Much like Carvana's (NYSE: CVNA) share price over the past year, which has a 52-week range of $17.30 per share to $309, there is a wide range of opinions regarding the used car retailer's long-term bull thesis and the more current bear argument.
Let's look at some highlights of each, and see which case comes out on top.
Let's focus first on one major bear talking point: Carvana's ballooning debt.
This table is important because it shows two critical things: how much debt the company recently took on compared to its prior levels, and also the jump in interest rates attached to it.

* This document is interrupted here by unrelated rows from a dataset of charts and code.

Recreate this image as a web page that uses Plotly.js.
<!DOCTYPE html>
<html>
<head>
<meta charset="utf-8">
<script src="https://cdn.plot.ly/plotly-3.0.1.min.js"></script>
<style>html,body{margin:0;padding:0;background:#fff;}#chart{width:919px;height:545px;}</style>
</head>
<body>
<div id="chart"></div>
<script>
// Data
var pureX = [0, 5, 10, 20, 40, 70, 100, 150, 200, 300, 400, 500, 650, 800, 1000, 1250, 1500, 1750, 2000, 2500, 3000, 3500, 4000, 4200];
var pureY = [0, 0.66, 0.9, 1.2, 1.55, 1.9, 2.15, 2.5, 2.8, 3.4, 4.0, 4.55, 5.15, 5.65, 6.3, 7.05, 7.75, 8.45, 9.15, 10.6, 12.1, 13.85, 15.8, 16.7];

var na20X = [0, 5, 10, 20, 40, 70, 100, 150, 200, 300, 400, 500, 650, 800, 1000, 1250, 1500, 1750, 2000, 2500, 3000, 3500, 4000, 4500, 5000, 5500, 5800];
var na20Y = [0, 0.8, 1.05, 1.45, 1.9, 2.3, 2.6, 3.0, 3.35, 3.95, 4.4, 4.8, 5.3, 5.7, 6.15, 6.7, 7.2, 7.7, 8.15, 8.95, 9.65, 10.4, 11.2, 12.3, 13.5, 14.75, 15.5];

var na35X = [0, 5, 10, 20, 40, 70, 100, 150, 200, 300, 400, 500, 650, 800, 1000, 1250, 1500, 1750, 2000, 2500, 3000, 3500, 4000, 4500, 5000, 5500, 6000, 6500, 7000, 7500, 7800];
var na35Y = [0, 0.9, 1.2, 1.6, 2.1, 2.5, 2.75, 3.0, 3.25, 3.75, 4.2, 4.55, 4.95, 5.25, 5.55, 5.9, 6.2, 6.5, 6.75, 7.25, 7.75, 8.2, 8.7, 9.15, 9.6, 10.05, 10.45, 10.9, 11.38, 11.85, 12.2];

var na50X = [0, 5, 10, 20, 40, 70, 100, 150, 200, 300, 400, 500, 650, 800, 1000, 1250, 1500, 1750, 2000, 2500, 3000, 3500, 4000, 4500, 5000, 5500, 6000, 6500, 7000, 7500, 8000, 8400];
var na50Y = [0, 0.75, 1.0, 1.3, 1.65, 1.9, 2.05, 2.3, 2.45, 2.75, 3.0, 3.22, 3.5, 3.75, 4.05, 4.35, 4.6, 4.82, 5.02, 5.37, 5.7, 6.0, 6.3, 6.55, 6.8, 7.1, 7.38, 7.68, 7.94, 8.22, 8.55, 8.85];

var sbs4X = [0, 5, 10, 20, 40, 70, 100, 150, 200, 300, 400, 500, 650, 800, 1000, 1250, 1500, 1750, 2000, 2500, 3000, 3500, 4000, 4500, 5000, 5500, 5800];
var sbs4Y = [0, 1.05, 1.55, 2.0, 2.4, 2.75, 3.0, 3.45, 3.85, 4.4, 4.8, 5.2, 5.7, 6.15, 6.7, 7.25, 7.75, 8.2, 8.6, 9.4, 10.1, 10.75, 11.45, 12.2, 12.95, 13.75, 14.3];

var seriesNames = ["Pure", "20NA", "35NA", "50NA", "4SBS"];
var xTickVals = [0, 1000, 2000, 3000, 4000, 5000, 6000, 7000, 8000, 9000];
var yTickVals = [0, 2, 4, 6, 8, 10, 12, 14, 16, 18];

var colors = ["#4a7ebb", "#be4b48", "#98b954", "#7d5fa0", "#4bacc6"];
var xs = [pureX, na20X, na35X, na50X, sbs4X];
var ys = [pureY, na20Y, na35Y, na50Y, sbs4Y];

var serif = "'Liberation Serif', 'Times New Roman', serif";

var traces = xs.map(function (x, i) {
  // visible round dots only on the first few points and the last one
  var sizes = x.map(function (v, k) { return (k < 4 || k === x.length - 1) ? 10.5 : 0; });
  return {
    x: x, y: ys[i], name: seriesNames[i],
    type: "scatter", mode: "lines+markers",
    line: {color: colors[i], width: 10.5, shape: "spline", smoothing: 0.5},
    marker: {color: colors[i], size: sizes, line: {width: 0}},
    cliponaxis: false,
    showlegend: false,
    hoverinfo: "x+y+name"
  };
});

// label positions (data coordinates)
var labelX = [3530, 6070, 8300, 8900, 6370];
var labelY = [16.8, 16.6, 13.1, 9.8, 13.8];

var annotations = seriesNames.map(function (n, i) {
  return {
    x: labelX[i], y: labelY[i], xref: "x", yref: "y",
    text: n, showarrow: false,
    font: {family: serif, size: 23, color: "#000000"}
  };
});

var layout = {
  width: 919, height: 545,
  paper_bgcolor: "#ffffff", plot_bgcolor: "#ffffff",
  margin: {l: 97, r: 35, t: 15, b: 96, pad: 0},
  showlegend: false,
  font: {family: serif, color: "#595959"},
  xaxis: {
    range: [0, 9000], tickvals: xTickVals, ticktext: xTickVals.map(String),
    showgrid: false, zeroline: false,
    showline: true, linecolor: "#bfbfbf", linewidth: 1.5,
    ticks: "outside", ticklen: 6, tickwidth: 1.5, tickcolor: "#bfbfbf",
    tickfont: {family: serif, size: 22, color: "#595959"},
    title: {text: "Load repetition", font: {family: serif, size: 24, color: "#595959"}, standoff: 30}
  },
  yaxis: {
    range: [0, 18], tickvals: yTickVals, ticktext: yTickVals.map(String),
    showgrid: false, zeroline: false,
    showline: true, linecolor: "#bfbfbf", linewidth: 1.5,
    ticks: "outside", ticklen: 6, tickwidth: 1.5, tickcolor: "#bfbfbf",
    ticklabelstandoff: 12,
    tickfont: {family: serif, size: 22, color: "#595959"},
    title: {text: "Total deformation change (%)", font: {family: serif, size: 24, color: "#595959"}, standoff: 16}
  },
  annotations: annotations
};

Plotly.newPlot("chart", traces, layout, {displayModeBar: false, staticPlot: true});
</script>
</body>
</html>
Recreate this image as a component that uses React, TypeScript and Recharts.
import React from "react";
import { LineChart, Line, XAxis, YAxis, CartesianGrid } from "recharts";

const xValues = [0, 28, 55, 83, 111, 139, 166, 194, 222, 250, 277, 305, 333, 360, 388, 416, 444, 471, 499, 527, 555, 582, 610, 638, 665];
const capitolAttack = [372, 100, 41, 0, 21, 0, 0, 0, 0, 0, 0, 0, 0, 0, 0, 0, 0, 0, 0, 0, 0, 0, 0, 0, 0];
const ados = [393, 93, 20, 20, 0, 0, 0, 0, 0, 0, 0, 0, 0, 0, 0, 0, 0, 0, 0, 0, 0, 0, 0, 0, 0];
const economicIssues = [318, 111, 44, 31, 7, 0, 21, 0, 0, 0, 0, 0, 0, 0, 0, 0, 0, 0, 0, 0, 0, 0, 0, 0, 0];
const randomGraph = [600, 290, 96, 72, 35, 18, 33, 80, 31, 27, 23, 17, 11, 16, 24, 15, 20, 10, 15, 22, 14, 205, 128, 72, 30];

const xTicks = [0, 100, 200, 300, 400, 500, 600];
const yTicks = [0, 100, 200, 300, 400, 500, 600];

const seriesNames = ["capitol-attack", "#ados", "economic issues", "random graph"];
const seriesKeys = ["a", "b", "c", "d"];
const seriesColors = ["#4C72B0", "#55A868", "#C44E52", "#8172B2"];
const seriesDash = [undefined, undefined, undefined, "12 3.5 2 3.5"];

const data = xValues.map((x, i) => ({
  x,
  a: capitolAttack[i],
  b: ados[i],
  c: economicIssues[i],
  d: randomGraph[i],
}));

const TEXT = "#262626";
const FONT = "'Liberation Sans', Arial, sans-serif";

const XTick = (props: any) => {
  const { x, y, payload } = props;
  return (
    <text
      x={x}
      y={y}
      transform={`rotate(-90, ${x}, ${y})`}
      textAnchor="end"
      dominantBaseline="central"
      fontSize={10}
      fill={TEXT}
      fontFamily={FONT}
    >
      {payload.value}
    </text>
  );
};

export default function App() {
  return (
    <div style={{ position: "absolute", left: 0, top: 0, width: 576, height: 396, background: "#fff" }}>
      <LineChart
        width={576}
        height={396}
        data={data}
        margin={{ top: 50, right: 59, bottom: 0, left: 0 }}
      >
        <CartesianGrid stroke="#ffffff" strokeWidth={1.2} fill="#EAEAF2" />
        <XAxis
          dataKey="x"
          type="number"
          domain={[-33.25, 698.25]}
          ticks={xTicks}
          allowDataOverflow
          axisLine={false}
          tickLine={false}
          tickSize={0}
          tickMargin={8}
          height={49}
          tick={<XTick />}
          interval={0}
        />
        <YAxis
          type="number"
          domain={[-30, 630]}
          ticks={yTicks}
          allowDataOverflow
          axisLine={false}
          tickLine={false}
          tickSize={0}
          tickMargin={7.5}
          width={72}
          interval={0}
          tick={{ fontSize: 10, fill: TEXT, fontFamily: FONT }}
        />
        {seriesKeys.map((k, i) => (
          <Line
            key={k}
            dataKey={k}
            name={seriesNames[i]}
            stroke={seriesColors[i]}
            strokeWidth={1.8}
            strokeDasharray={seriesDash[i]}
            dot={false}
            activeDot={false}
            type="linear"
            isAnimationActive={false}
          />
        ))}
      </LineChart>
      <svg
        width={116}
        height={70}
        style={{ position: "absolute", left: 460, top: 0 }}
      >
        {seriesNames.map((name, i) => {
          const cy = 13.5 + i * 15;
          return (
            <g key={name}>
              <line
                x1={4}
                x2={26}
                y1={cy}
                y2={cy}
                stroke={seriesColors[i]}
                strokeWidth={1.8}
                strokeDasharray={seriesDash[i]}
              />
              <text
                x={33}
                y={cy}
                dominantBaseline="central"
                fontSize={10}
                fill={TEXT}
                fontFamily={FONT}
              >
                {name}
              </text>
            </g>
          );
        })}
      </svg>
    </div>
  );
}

To dig a little deeper, the interest on each of the senior notes is payable semi-annually. For the 2030 notes, it begins on Nov. 1, 2022, meaning that Carvana's total interest expense is going to jump going forward.
Let's take a different angle, one that compares Carvana's total debt to a competitor in two ways.
While the chart will show CarMax having much more total long-term debt, the spike in the amount of debt Carvana took on compared to its equity is concerning. A higher number simply suggests increased risk as the company finances more of its operations through debt than its own resources. This suggests that while CarMax has more debt, it's a more mature company and less risky.
Ultimately, as Carvana continues to take on debt, and the interest payments on that debt increase, it'll make it more difficult to bring its cash burn back from scary levels. This is another primary bear concern, as you can see in the bottom portion of the graph below.
To be fair, some of that accelerated cash burn can be accredited to the company's acquisition of ADESA's U.S. physical auction business from KAR Global, but the long-term trend isn't inspiring.
The good news for Carvana is that those 2030 notes put some cash in its pocket, as you can see in the top portion of the above graph. However, with a turbulent year ahead for the automotive market as interest rate hikes are absorbed amid lower consumer sentiment and an uptick in gas prices, will it be enough?
Bears don't believe so.
Sure, high used vehicle prices, rising interest rates, and macroeconomic pressures are creating headwinds. But as the market balances out, these headwinds will eventually turn into tailwinds down the road.
Carvana management has already shifted priorities from rapid organic growth to driving profitability by cutting costs and improving operations -- something the ADESA acquisition is expected to help with significantly long term. Carvana's acquisition will also increase market penetration and consumer offerings, adding 56 locations to drive scale.
And while 2022 has been challenging for Carvana investors, let's take a second to remember some highlights from the end of 2021:
- Carvana was the fastest-growing e-commerce company in U.S. history, and the fastest automotive retailer to sell 1 million vehicles online.
- Carvana's original Atlanta market reached 3.5% market penetration during the fourth quarter, an increase of 51% year over year. And 95% of the company's markets are ramping up faster than Atlanta at the same age.
- 2021 was the eighth consecutive year of $400 or more gross profit per unit (GPU) improvement.
Let's bolster some of those highlights with visuals.
To show just how well Carvana has learned to enter markets, compare the newest three cohorts of market penetration to the older cohorts.
To sum up what bulls know to be true, the company has proven it can increase GPU, and it has proven it can enter new markets even better while its older markets are still gaining incremental share.
Rapid growth is expensive, and it has certainly weighed on company financials to create those 2021 highlights. Carvana is betting on the long term with its ADESA acquisition, cutting costs and rebalancing for near-term headwinds and cost reduction, and has proven it can improve key metrics such as GPU consistently.
Will Carvana survive its current challenges, become a great company, and see its long-term goals come to fruition? Bulls believe so.
Bull vs. bear: Who wins with Carvana?
Both arguments are compelling, and also valid in their own right. However, If the market is indeed a short-term voting machine, as Benjamin Graham once quipped, it's clear the bears are winning with concerns about debt, cash burn, and rapid growth at the risk of financial uncertainty (Carvana shares have plunged 93% over the past year).
While the bears have the clear edge right now, if management proves to investors it can reduce the cash burn and capitalize on its ADESA acquisition quickly, the bulls could be rewarded with a long-term victory.